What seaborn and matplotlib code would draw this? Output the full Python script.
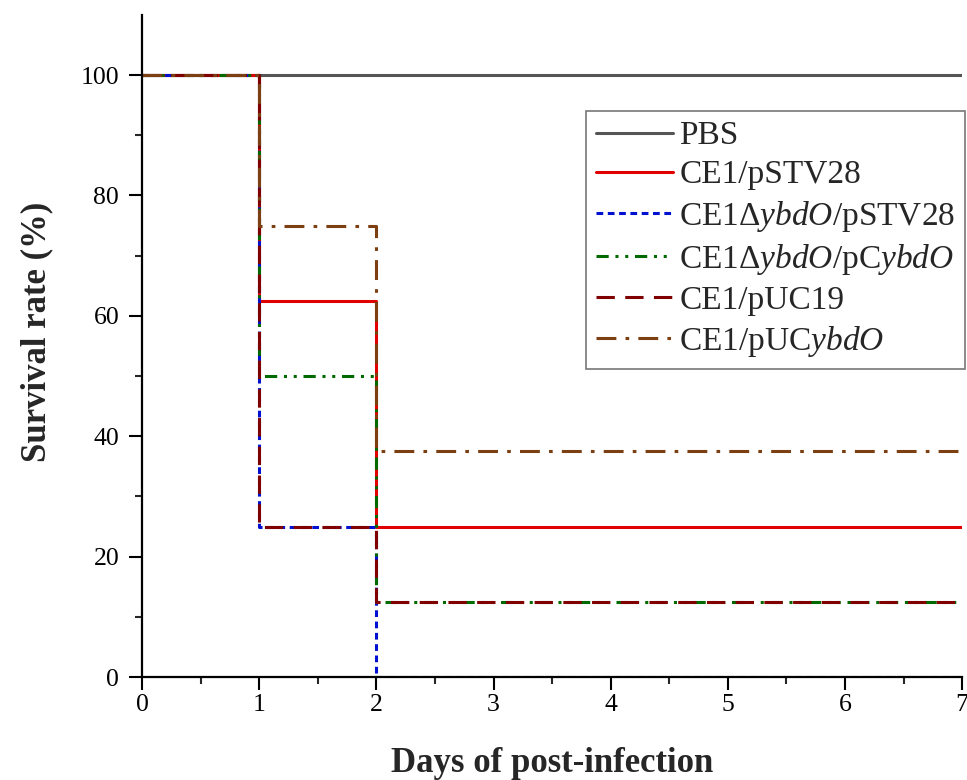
import pandas as pd
import seaborn as sns
import matplotlib.pyplot as plt
from matplotlib.ticker import MultipleLocator

# Survival data (step points)
days = [0, 1, 2, 7]
groups = ["PBS", "CE1/pSTV28", "CE1Δ$\\it{ybdO}$/pSTV28",
          "CE1Δ$\\it{ybdO}$/pC$\\it{ybdO}$", "CE1/pUC19", "CE1/pUC$\\it{ybdO}$"]
pbs = [100, 100, 100, 100]
ce1_pstv28 = [100, 62.5, 25, 25]
del_pstv28 = [100, 25, 0, 0]
del_pcybdo = [100, 50, 12.5, 12.5]
ce1_puc19 = [100, 25, 12.5, 12.5]
ce1_pucybdo = [100, 75, 37.5, 37.5]

colors = ["#555555", "#e00000", "#0010d0", "#006a00", "#800000", "#7b3f12"]
dashes = ["", "", (2.2, 1.5), (4, 2.2, 1, 2.2, 1, 2.2), (6, 3.4), (6.5, 3, 1.2, 3)]

df = pd.DataFrame({
    "day": days * 6,
    "survival": pbs + ce1_pstv28 + del_pstv28 + del_pcybdo + ce1_puc19 + ce1_pucybdo,
    "group": [g for g in groups for _ in days],
})

sns.set_style("ticks")
plt.rcParams["font.family"] = ["Liberation Serif", "DejaVu Sans"]
plt.rcParams["mathtext.fontset"] = "custom"
plt.rcParams["mathtext.rm"] = "Liberation Serif"
plt.rcParams["mathtext.it"] = "Liberation Serif:italic"

fig = plt.figure(figsize=(9.67, 7.8), dpi=100)
ax = fig.add_axes([0.147, 0.132, 0.848, 0.849])

sns.lineplot(data=df, x="day", y="survival", hue="group", style="group",
             palette=dict(zip(groups, colors)), dashes=dict(zip(groups, dashes)),
             hue_order=groups, style_order=groups,
             drawstyle="steps-post", linewidth=2.2, ax=ax)

ax.set_xlim(0, 7)
ax.set_ylim(0, 110)
ax.set_xticks(range(0, 8))
ax.set_yticks(range(0, 101, 20))
ax.xaxis.set_minor_locator(MultipleLocator(0.5))
ax.set_yticks([v for v in range(10, 101, 20)], minor=True)
ax.tick_params(which="major", direction="out", length=9.5, width=1.5, labelsize=18.5,
               colors="black")
ax.tick_params(which="minor", direction="out", length=5, width=1.5)
ax.tick_params(axis="y", which="major", pad=7)
ax.tick_params(axis="x", which="major", pad=3)
for s in ["top", "right"]:
    ax.spines[s].set_visible(False)
for s in ["left", "bottom"]:
    ax.spines[s].set_linewidth(1.6)
    ax.spines[s].set_color("black")

ax.set_xlabel("Days of post-infection", fontsize=25, fontweight="bold", labelpad=22)
ax.set_ylabel("Survival rate (%)", fontsize=25, fontweight="bold")
ax.yaxis.set_label_coords(-0.108, 0.521)

handles, labels = ax.get_legend_handles_labels()
leg = ax.legend(handles, labels, loc="upper right", bbox_to_anchor=(1.004, 0.855),
                borderaxespad=0, fontsize=24, frameon=True, fancybox=False,
                edgecolor="#555555", handlelength=2.3, handletextpad=0.2,
                labelspacing=0.25, borderpad=0.3)
leg.get_frame().set_linewidth(1.2)

plt.savefig("out.png", dpi=100)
◇ ◇ ◇ ◇ ◇ ◇ ◇
- [Task goal]: Write out, word for word, the lines from the start of the data through the one holding "(6.5, 3, 1.2, 3)]". Omit pictures.

- [Task solution]:
What seaborn and matplotlib code would draw this? Output the full Python script.
import pandas as pd
import seaborn as sns
import matplotlib.pyplot as plt
from matplotlib.ticker import MultipleLocator

# Survival data (step points)
days = [0, 1, 2, 7]
groups = ["PBS", "CE1/pSTV28", "CE1Δ$\\it{ybdO}$/pSTV28",
          "CE1Δ$\\it{ybdO}$/pC$\\it{ybdO}$", "CE1/pUC19", "CE1/pUC$\\it{ybdO}$"]
pbs = [100, 100, 100, 100]
ce1_pstv28 = [100, 62.5, 25, 25]
del_pstv28 = [100, 25, 0, 0]
del_pcybdo = [100, 50, 12.5, 12.5]
ce1_puc19 = [100, 25, 12.5, 12.5]
ce1_pucybdo = [100, 75, 37.5, 37.5]

colors = ["#555555", "#e00000", "#0010d0", "#006a00", "#800000", "#7b3f12"]
dashes = ["", "", (2.2, 1.5), (4, 2.2, 1, 2.2, 1, 2.2), (6, 3.4), (6.5, 3, 1.2, 3)]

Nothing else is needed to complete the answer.